That interpreter is free to use whatever side effects the host language supports.
If anything, the TCB-size and performance objections increase with this approach, given the additional level of indirection that comes from using syntax trees and interpretation.
However, the flexibility can be very appealing, with a straightforward means of allowing most any side effect.
\subsection{Modes Based on Explicit Rendering}
Another ``last level'' strategy is to do explicit translation between abstract syntax trees and concrete, textual code formats.
These translations usually have nothing proved about them, meaning they belong to TCBs, but often the translators are simple enough that it is relatively unworrying to trust them.
In one direction, we implement a tool that takes in, say, the textual syntax of C code, outputting Coq source code for corresponding explicit syntax trees.
Now we can reason about these trees like any other mathematical objects coded manually in Coq.
A downside of this approach is that it is relatively complex to parse mainstream programming languages, yet we are trusting just such a parser.
However, this style often supports the smoothest integration with legacy code bases.
In the other direction, we write a Coq function from syntax trees to strings of concrete code in some widely used language.
This function is still trusted, but it tends to be much shorter and worthy of trust than its inverse.
Coq can be run as part of a build process, printing to the screen the string that has been computed from a syntax tree.
A scripting language can be used to extract the string from Coq's output, write it to a file, and call a conventional compiler.
A major challenge of this approach is that only deeply embedded languages have straightforward printing to concrete syntax, in practice, while shallowly embedded languages tend to be easier to do proofs about.
\section{The Importance of Modularity}
\modularity
Our discussion so far leaves out an important dimension.
Often significant projects are divided into libraries\index{libraries}, and we want to be able to prove libraries independently of each other.
We have a few choices for facing this reality of large-scale development.
The easiest approach is to use Coq pipelines to generate single libraries, which are linked outside of Coq.
Our libraries may even be linked\index{linking} with modules written in other languages or that would otherwise resist whatever proof methods we used.

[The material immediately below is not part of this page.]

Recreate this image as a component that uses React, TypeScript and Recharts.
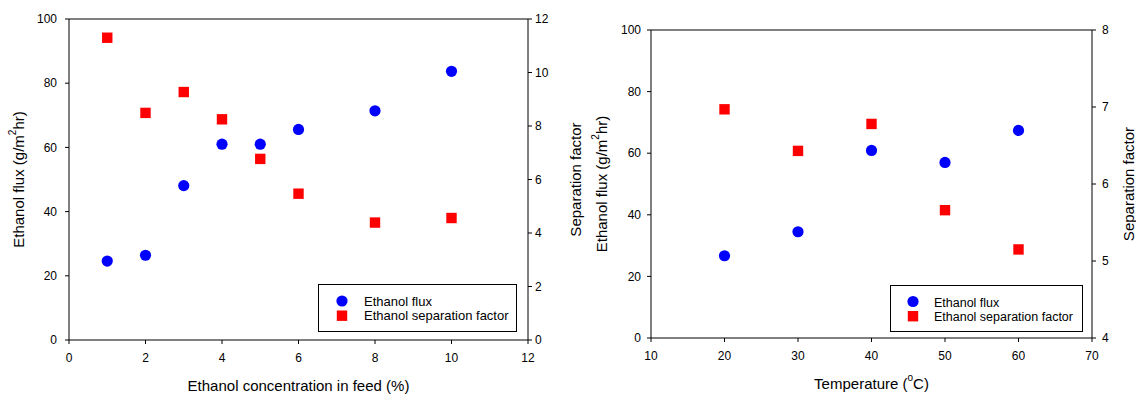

These connections across languages may enlarge the TCB significantly, but we can boost performance by linking with crucial but unverified code.
We may also want to give modules first-class status in Coq and prove the correctness of linking mechanisms.
In concert with verified compilers\index{compiler verification}, possibilities open up to do linking across languages without expanding the TCB.
All languages can be compiled to some common format, like assembly language, and the compiled version of each libary can be given a specification in a common logical format, like a particular Hoare logic.
With all the pieces in place, we wind up with the semantics of the common language in the TCB, but the compilers and all aspects of their source languages stay outside the TCB.
\section{Case Study: From a Mixed Embedding to a Deep Embedding}
This chapter's associated Coq code works out a case study of verified compilation from a mixed embedding to a deep embedding, realizing one of the ``last level'' options above that keeps the best of both worlds: straightforward program proof with a mixed embedding, but the smaller TCB and improved performance that comes from outputting concrete C\index{C programming language} syntax from Coq.
\subsection{Source and Target Languages}
Our mixed-embedding source language will be a simplification of last chapter's language.
$$\begin{array}{rrcl}
\textrm{Commands} & c &::=& \mt{Return} \; v \mid x \leftarrow c; c \mid \mt{Loop} \; i \; f \mid \mt{Read} \; n \mid \mt{Write} \; n \; n
\end{array}$$
Our deep-embedding target language will expose essentially the same features but more in the traditional style of C and related languages.
$$\begin{array}{rrcl}
\textrm{Expressions} & e &::=& x \mid n \mid e + e \mid \readfrom{e} \\
\textrm{Statements} &s &::=& \skipe \mid \assign{x}{e} \mid \writeto{e}{e} \mid s; s \mid \ifte{e}{s}{s} \mid \while{e}{s}
\end{array}$$
We assume standard small-step semantics for both languages, referring to the Coq code for details.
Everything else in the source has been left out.